Le conseguenze del Coronavirus non potevano che monopolizzare la discussione della tavola rotonda conclusiva durante la quale è stato commentato il ruolo troppo marginale dato alle donne nei tavoli di ripresa organizzati per configurare una via d’uscita dalla crisi. Christian Vitta ha ricordato che questa crisi ha segnato una cesura indelebile con il passato: molte delle vie di sviluppo che si erano intraviste sono state stravolte. In questo ambito Cristina Zanini Barzaghi ha ricordato l’importanza della formazione e delle scelte in fase di orientamento. Fondamentale però anche la formazione continua.
 
Maddalena Ermotti Lepori ha portato dei dati preoccupanti: le donne usufruiscono molto raramente dei corsi di formazione continua e questo non può che ostacolare la carriera e la partecipazione stessa al mercato del lavoro.  

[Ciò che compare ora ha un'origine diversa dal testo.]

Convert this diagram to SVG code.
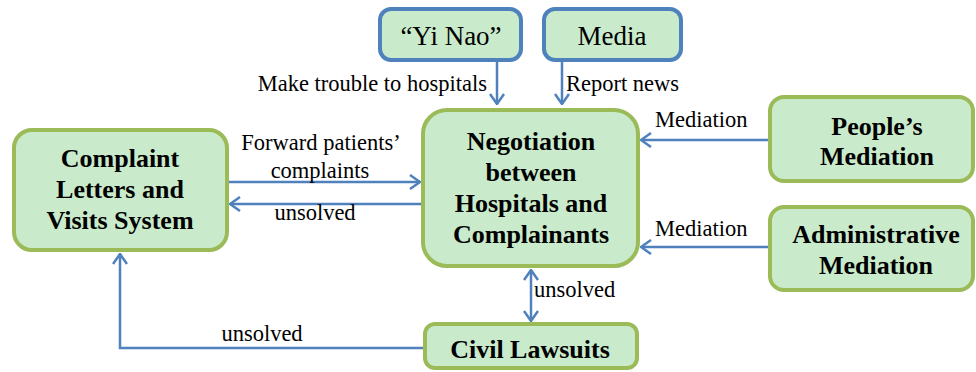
<svg xmlns="http://www.w3.org/2000/svg" width="976" height="372" viewBox="0 0 976 372" font-family="'Liberation Serif', 'DejaVu Serif', serif">
<style>
.g{fill:#c9ebcb;stroke:#9bbb59;stroke-width:4}
.b{fill:#c9ebcb;stroke:#4f81bd;stroke-width:4}
.t{font-weight:bold;font-size:26px;text-anchor:middle}
.r{font-size:27px;text-anchor:middle}
.l{font-size:22.5px}
.m{text-anchor:middle}
.e{text-anchor:end}
.c{fill:none;stroke:#4f81bd;stroke-width:2.5}
</style>
<defs>
<marker id="arr" viewBox="0 0 12 16" refX="11" refY="8" markerWidth="12" markerHeight="16" markerUnits="userSpaceOnUse" orient="auto-start-reverse">
<path d="M1,1 L11,8 L1,15" fill="none" stroke="#4f81bd" stroke-width="2.5"/>
</marker>
</defs>
<rect width="976" height="372" fill="#fff"/>
<g id="connectors">
<line class="c" x1="497" y1="62" x2="497" y2="104" marker-end="url(#arr)"/>
<line class="c" x1="562" y1="62" x2="562" y2="104" marker-end="url(#arr)"/>
<line class="c" x1="229" y1="182" x2="420" y2="182" marker-end="url(#arr)"/>
<line class="c" x1="421" y1="204" x2="230" y2="204" marker-end="url(#arr)"/>
<line class="c" x1="768" y1="140" x2="641" y2="140" marker-end="url(#arr)"/>
<line class="c" x1="768" y1="247" x2="641" y2="247" marker-end="url(#arr)"/>
<line class="c" x1="531" y1="270" x2="531" y2="321" marker-start="url(#arr)" marker-end="url(#arr)"/>
<polyline class="c" points="423,348 120,348 120,254" marker-end="url(#arr)"/>
<text class="l e" x="487" y="91">Make trouble to hospitals</text>
<text class="l" x="566" y="91">Report news</text>
<text class="l m" x="321" y="150">Forward patients’</text>
<text class="l m" x="320" y="178">complaints</text>
<text class="l m" x="315" y="220">unsolved</text>
<text class="l" x="655" y="127">Mediation</text>
<text class="l" x="655" y="236">Mediation</text>
<text class="l" x="534" y="297">unsolved</text>
<text class="l m" x="262" y="341">unsolved</text>
</g>
<g id="yinao">
<rect class="b" x="380" y="9" width="141" height="51" rx="11"/>
<text class="r" x="451" y="45">“Yi Nao”</text>
</g>
<g id="media">
<rect class="b" x="544" y="9" width="137" height="51" rx="11"/>
<text class="r" x="612" y="45">Media</text>
</g>
<g id="complaint">
<rect class="g" x="14" y="130" width="213" height="120" rx="18"/>
<text class="t" x="120" y="167">Complaint</text>
<text class="t" x="120" y="198">Letters and</text>
<text class="t" x="120" y="229">Visits System</text>
</g>
<g id="negotiation">
<rect class="g" x="423" y="110" width="215" height="156" rx="24"/>
<text class="t" x="531" y="150">Negotiation</text>
<text class="t" x="531" y="181">between</text>
<text class="t" x="531" y="212">Hospitals and</text>
<text class="t" x="531" y="243">Complainants</text>
</g>
<g id="peoples">
<rect class="g" x="770" y="97" width="203" height="84" rx="14"/>
<text class="t" x="877" y="135">People’s</text>
<text class="t" x="877" y="165">Mediation</text>
</g>
<g id="administrative">
<rect class="g" x="770" y="207" width="203" height="83" rx="14"/>
<text class="t" x="876" y="243">Administrative</text>
<text class="t" x="876" y="274">Mediation</text>
</g>
<g id="civil">
<rect class="g" x="425" y="324" width="212" height="44" rx="10"/>
<text class="t" x="530" y="358">Civil Lawsuits</text>
</g>
</svg>
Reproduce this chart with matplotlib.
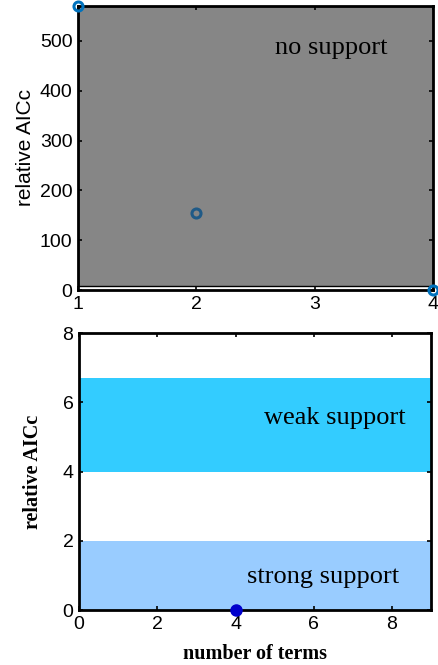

Marina Carobbio ha ricordato che c’è un altro tema che è lasciato troppo spesso ai margini: «per i genitori che vogliono occuparsi dei figli, è difficile conciliare questo con il desiderio di dedicarsi all’attività politica. Quando ero presidente del Con
siglio nazionale mi sono impegnata a compiere un passo in questa direzione organizzando una sala allattamento a disposizione delle Parlamentari alla quale è possibile avere accesso dall’esterno». 
 
«Con l’auspicio, ha concluso Davina Fitas, che il tema di genere non sia solo uno dei temi da trattare, ma un nuovo modo di affrontare, finalmente insieme uomini e donne, le sfide che ci attendono per il prossimo futuro. Perché se domani ci sarà ancora più bisogno di flessibilità e creatività, nessuno più di noi donne ne è dotato».